The cemetery has recently undergone a clean-up, with locals working to pay tribute to those who’ve gone before. They’ve created a place of sad but immense beauty.
After years of difficulty, including a strike by the residents in 1957, by 1959 the Anglican Church had had enough and on 1 July 1960 the Queensland state government took over the mission. The first Aboriginal Council was established in the 1960s, and since 1986, the community has been self-governing under a Deed of Grant in Trust land tenure, subject to the Community Services (Aborigines) Act 1984. Because residents live in government housing, they do not pay rates to the council, which is funded by piecemeal grants and contracts, on top of a small core administrative lump sum.

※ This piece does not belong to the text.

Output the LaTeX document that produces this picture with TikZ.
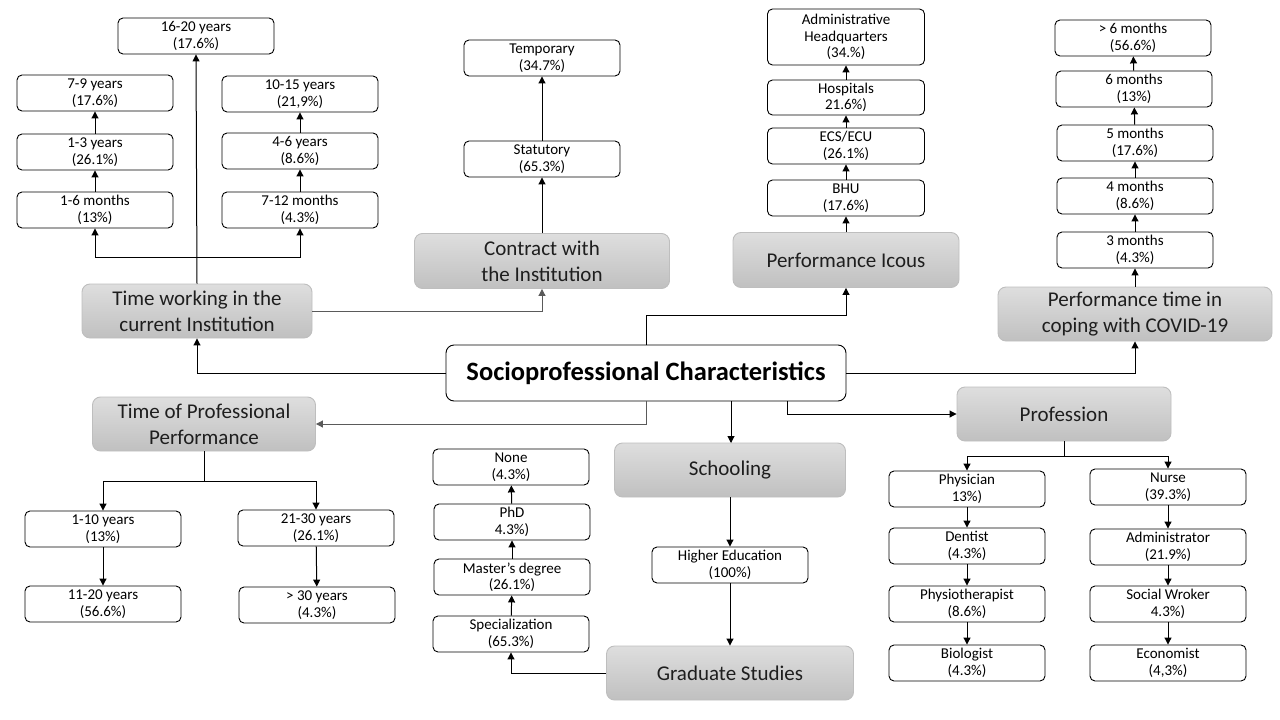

The town has a health centre, library, pre-school, schools (to Year 10), a public swimming pool, small supermarket, aged care hostel, a couple of take-away shops, a hairdresser, a couple of banks and some government agencies.
For lunch, we stop for a burger at Gilpul Café, which was last year opened by 23-year-old Shennae Neal to provide work for five young local women. Yarrabah has 70 per cent youth unemployment, and the café is Shennae’s way of helping address that. And the burgers are great!
We sit soaking up the view of the beach, the rusting shipwreck off the coast and the sweep of Cape Grafton. It’s peaceful and beautiful, despite the rain clouds coming in.
‘Yarrabah’ was believed to be an Anglicised variation of a language name for the area where the mission was located. At the entrance to the township, there’s a sign welcoming visitors to Yarrabah – “Paradise by the Sea”.
Looking at the landscape, it’s easy to see why the shire council has chosen that up-beat slogan for the tourists they hope will come. But for some residents – especially those who wait for decent housing – it may not seem like paradise at all.
For me, getting off the tourist beat and into a community that has much to offer – given the chance – has revealed yet another layer of this country and its people.